Well, it’s that time of the season for the winterers of the 75th ANARE. The temperature is plummeting and the wild weather is becoming more frequent as we enter the dark depths of winter. Midwinter’s day is but a distant memory of a bone-chilling swim and cheerful good times. We ask ourselves, "Where to from here?" as we wait for longer days and the return of wildlife. It’s now 8 months since most of us set foot on this icy continent. And with not much time between sun up and sun down, we find ourselves spending more time inside than we might like. For first-timers such as myself, we turn to those Antarctic veterans, the men and women who have done it all before – the ones that call this icy continent their second home.
So I ask those veterans about what they do to keep happy and busy at this time of year.
First stop on my fact-finding tour is our SMS (Station Mechanical Supervisor), one man who does the work of three diesos (station mechanics). He’s not too hard to find – if he’s not sleeping, or decompressing in the bar, you’ll find him in the workshop no matter what day it is.
How he keeps busy? It’s pretty simple: work. He likes to remind us, “If you're bored, there’s plenty of work I can find for you in the workshop.” I have to say, I’ve never been that bored. Not yet, anyway.
Next stop: the man, the myth, the legend … Our resident chippy, a veteran of veterans. He doesn’t have to worry about finding ways to keep busy, all the other expeditioners do that for him. With so much spare time, expeditioners do a lot of thinking and the wonderful and grand ideas start to flow. With all these wonderful ideas people have, there is a chippy in the background turning pipe dreams into works of art.
Next on the list we have our photography connoisseurs, the people who capture those special moments and mesmerising images of this extraordinary place where we live and work. At every minute they have to spare, day or night, you will find them with their cameras around their necks, setting off in freezing temperatures in search of that perfect photo.

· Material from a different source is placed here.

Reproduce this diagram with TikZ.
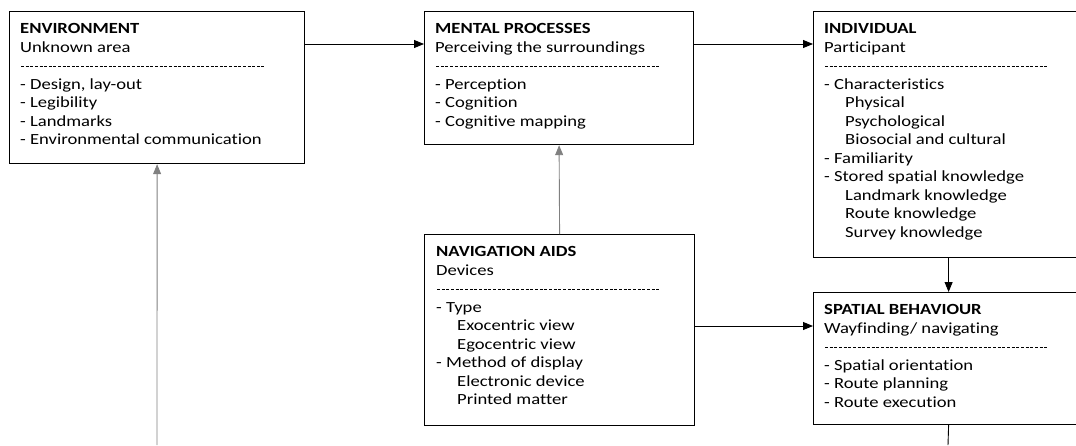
\documentclass[tikz,border=0pt]{standalone}
\usepackage{fontspec}
\setmainfont{Carlito}[FakeStretch=1.2, Ligatures=NoCommon]
\usetikzlibrary{arrows.meta}

% a row of hyphens used as the separator under each heading
\newcommand\dashrow[1]{\leavevmode\hbox to #1{\xleaders\hbox to 4.6pt{\hss\rule[4pt]{3pt}{0.7pt}\hss}\hfill}}
\newcommand\indentitem{\hspace*{21pt}}

\tikzset{
  panel/.style={draw=black, line width=1.2pt, fill=white, inner sep=0pt, anchor=north west},
  body/.style={anchor=base west, inner sep=0pt, text=black,
               font=\fontsize{15.5}{18.5}\selectfont},
  link/.style={line width=0.9pt, -{Triangle[length=10pt,width=8pt]}},
  faint/.style={link, draw=black!50},
}

\begin{document}
\begin{tikzpicture}[x=1pt,y=-1pt]
\useasboundingbox (0,0) rectangle (1076,445);
\begin{scope}
\clip (0,0) rectangle (1076,445);

% panels
\node[panel, minimum width=295pt, minimum height=152pt] (env)     at (9,11)   {};
\node[panel, minimum width=269pt, minimum height=133pt] (mental)  at (424,11) {};
\node[panel, minimum width=270pt, minimum height=246pt] (indiv)   at (813,11) {};
\node[panel, minimum width=270pt, minimum height=191pt] (nav)     at (424,234) {};
\node[panel, minimum width=270pt, minimum height=132pt] (spatial) at (813,292) {};

% panel contents
\node[body] (envtext) at (20,33.5) {\parbox[t]{280pt}{\raggedright
  \textbf{ENVIRONMENT}\\Unknown area\\\dashrow{245pt}\\
  - Design, lay-out\\- Legibility\\- Landmarks\\- Environmental communication}};

\node[body] (mentaltext) at (435,33.5) {\parbox[t]{250pt}{\raggedright
  \textbf{MENTAL PROCESSES}\\Perceiving the surroundings\\\dashrow{225pt}\\
  - Perception\\- Cognition\\- Cognitive mapping}};

\node[body] (indivtext) at (824,33.5) {\parbox[t]{250pt}{\raggedright
  \textbf{INDIVIDUAL}\\Participant\\\dashrow{224pt}\\
  - Characteristics\\\indentitem Physical\\\indentitem Psychological\\\indentitem Biosocial and cultural\\
  - Familiarity\\- Stored spatial knowledge\\\indentitem Landmark knowledge\\
  \indentitem Route knowledge\\\indentitem Survey knowledge}};

\node[body] (navtext) at (436,256.5) {\parbox[t]{250pt}{\raggedright
  \textbf{NAVIGATION AIDS}\\Devices\\\dashrow{224pt}\\
  - Type\\\indentitem Exocentric view\\\indentitem Egocentric view\\
  - Method of display\\\indentitem Electronic device\\\indentitem Printed matter}};

\node[body] (spatialtext) at (824,314.5) {\parbox[t]{250pt}{\raggedright
  \textbf{SPATIAL BEHAVIOUR}\\Wayfinding/ navigating\\\dashrow{224pt}\\
  - Spatial orientation\\- Route planning\\- Route execution}};

% connectors
\draw[link] ([yshift=-33pt]env.north east) -- ([yshift=-33pt]mental.north west);
\draw[link] ([yshift=-33pt]mental.north east) -- ([yshift=-33pt]indiv.north west);
\draw[link] (indiv.south) -- (spatial.north);
\draw[faint] (nav.north) -- (mental.south);
\coordinate (navout) at ([yshift=-92pt]nav.north east);
\draw[link] (navout) -- (spatial.west |- navout);
\coordinate (envfoot) at (157,445);
\draw[faint] (envfoot) -- (env.south);
\coordinate (spatfoot) at (948,445);
\draw[line width=0.9pt] (spatial.south) -- (spatfoot);
\end{scope}
\end{tikzpicture}
\end{document}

I find myself in such awe of how they do it. I recall saying to myself, it can’t be that hard, get a camera and it does it all for you. Point and shoot – easy.
Oh, how wrong I was. Some would describe me as “All the gear and no idea.”
Next stop, the bar. But not for what you might think. Our bar has no beer. (Now that I think of it, I am not quite sure we can call it a bar anymore.) What you do find in a bar with no beer is a dartboard, a staple in every kind of bar (long before my time, that is). So, we have a few who occupy their time playing Shangzi, honing their skills for the annual interstation darts competition. A game I have tried many a time to master, but don’t quite have the attention span for.
So when I am not outside enjoying this spectacular landscape on our very doorstep, what do I do to occupy my time? Well, you might say my inner child has had a second wind. The video games and Wii console have been dusted off, and the crowd favourites, Mario Kart and Wii Sports, have been getting a fair amount of screen time.
As we eagerly await the return of longer days and wildlife, we have all found an abundance of activities to keep us upbeat and busy.